Still in the same spot. I couldn't see much of the western supercell thanks to constant clouds right ahead of it. It didn't look that great on radar still. I hoped it would offer some good twilight lightning ops, and it sure came through! The hardest part about chasing(other than deciding to leave home for a long drive in the first place) is deciding when to be on a storm and from where. At least with the 10mm lens I can be close and still get the whole thing in. The base of the supercell is just left of that bolt.
Low clouds finally lift out of the way and the show begins. Twilight rules. Mount the camera, open the aperture, put the shutter on bulb...then just change the ISO around to see what you need. Really simple stuff.
Most of these so far have needed 400 ISO and a few seconds. Problem was the updraft and anvil was changing position really quick, even if the storm was moving slowly east.
1600 ISO on this one just to try and freeze the storm structure a bit. Right about here it seemed to really begin its cranking.
Lovely scene, stars, setting sun light, supercell, lighting and even an inflow cloud now. It was now rapidly making the drive from Nebraska worth it.
The storm might look like it's a ways off, but it's pretty close now. The photo was taken at 10mm.

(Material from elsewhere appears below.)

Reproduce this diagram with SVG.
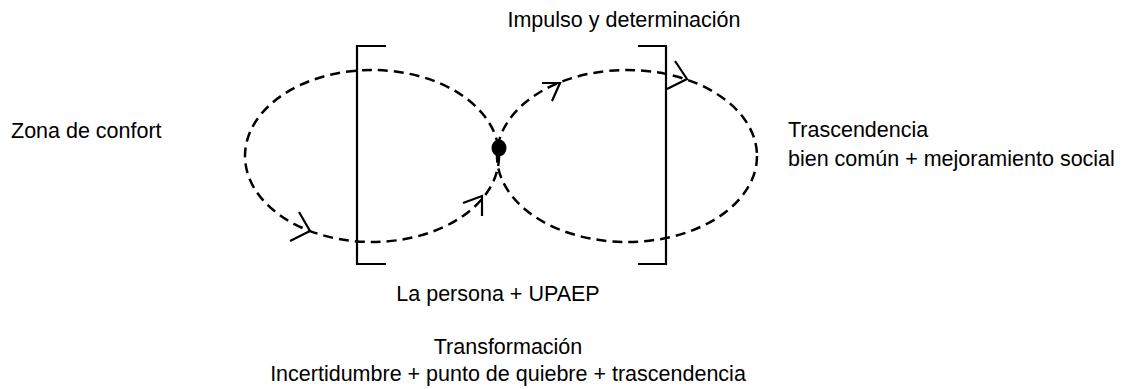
<svg xmlns="http://www.w3.org/2000/svg" width="1121" height="389" viewBox="0 0 1121 389">
<style>
.t{font-family:"Liberation Sans",Arial,sans-serif;font-size:21.5px;fill:#000}
.d{fill:none;stroke:#000;stroke-width:2.5;stroke-dasharray:10 6}
.s{fill:none;stroke:#000;stroke-width:2.2}
</style>
<rect width="1121" height="389" fill="#fff"/>
<g id="connectors">
<ellipse class="d" cx="372" cy="156" rx="127" ry="86"/>
<ellipse class="d" cx="627" cy="156" rx="130" ry="86"/>
<polyline class="s" points="299,212 310,231 290,241"/>
<polyline class="s" points="463,203 482,196 482,216"/>
<polyline class="s" points="542,83 560,83 552,101"/>
<polyline class="s" points="675,61 687,79 667,89"/>
</g>
<g id="bracket-left"><path class="s" d="M386,46 H357 V264 H386"/></g>
<g id="bracket-right"><path class="s" d="M638,46 H666 V264 H638"/></g>
<g id="point"><ellipse cx="499" cy="148" rx="7.5" ry="8.5" fill="#000"/></g>
<g id="zona"><text class="t" x="11" y="138">Zona de confort</text></g>
<g id="impulso"><text class="t" x="624" y="27" text-anchor="middle">Impulso y determinación</text></g>
<g id="trascendencia"><text class="t" x="788" y="137">Trascendencia</text><text class="t" x="788" y="166">bien común + mejoramiento social</text></g>
<g id="persona"><text class="t" x="498" y="301" text-anchor="middle">La persona + UPAEP</text></g>
<g id="transformacion"><text class="t" x="508" y="354" text-anchor="middle">Transformación</text><text class="t" x="508" y="381" text-anchor="middle">Incertidumbre + punto de quiebre + trascendencia</text></g>
</svg>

I'd switch to 100 ISO a few times and let the shutter go longer. You can almost see the cyclonic twisting in the above image. I think it was around a 60 second exposure.
Or maybe this was the 60 second exposure. I'm too lazy to go look. City lights on those clouds to the left. The low level jet was forecast to increase significantly after dark. I think around now the winds began to pick up. In a bit they'd be flat our raging.
Check out that fast forming inflow cloud on the lower right! Stars still shining as the lighting really cranks out of the updraft.
It's starting to pass just north of me so I move and face the car east. Problem was the damn winds blowing dirt north. I couldn't look north because dirt was coming back in my window, giving my contacts hell.
Storm growing and growing, drawing in serious inflow. Probably another 1600 ISO image above.
I moved east closer to Ft. Cobb and took a few more stills. Oh yeah, this has been tornado warned for a while at this point.
The structure started to make me think of images of the Greensburg storm. It now had two or three intense beaver tails on the east side.
I wondered how I was going to keep chasing it, since my east option ended here. It was also going to cross south of the next east option north, or on it.
I tried the north option to see if it'd cross north of the next e-w highway or not. I'm really close to Albert OK, where a small tornado hit. It had to happen while I was right here looking north. You could see the bowl back in there, in a nicely formed rfd cut.
The structure and bowl in there just had the tornadic look to it. I'm still wide angle at 10mm. That's probably 1-2 miles north of me. I leave this spot and drive up that hill to get a better view. I pull off to the left, look back ne and see power flashes under that thing. Seemed those had to be really close to Albert.
After it crossed this highway I opted to try the southeast route. I thought I could do that and get out ahead of it easily enough. After a bit of driving the low clouds really began to block the view of the thing. I call it a day and get a room in Chickasha. Easily my best Oklahoma storm! I never seem to have much luck there.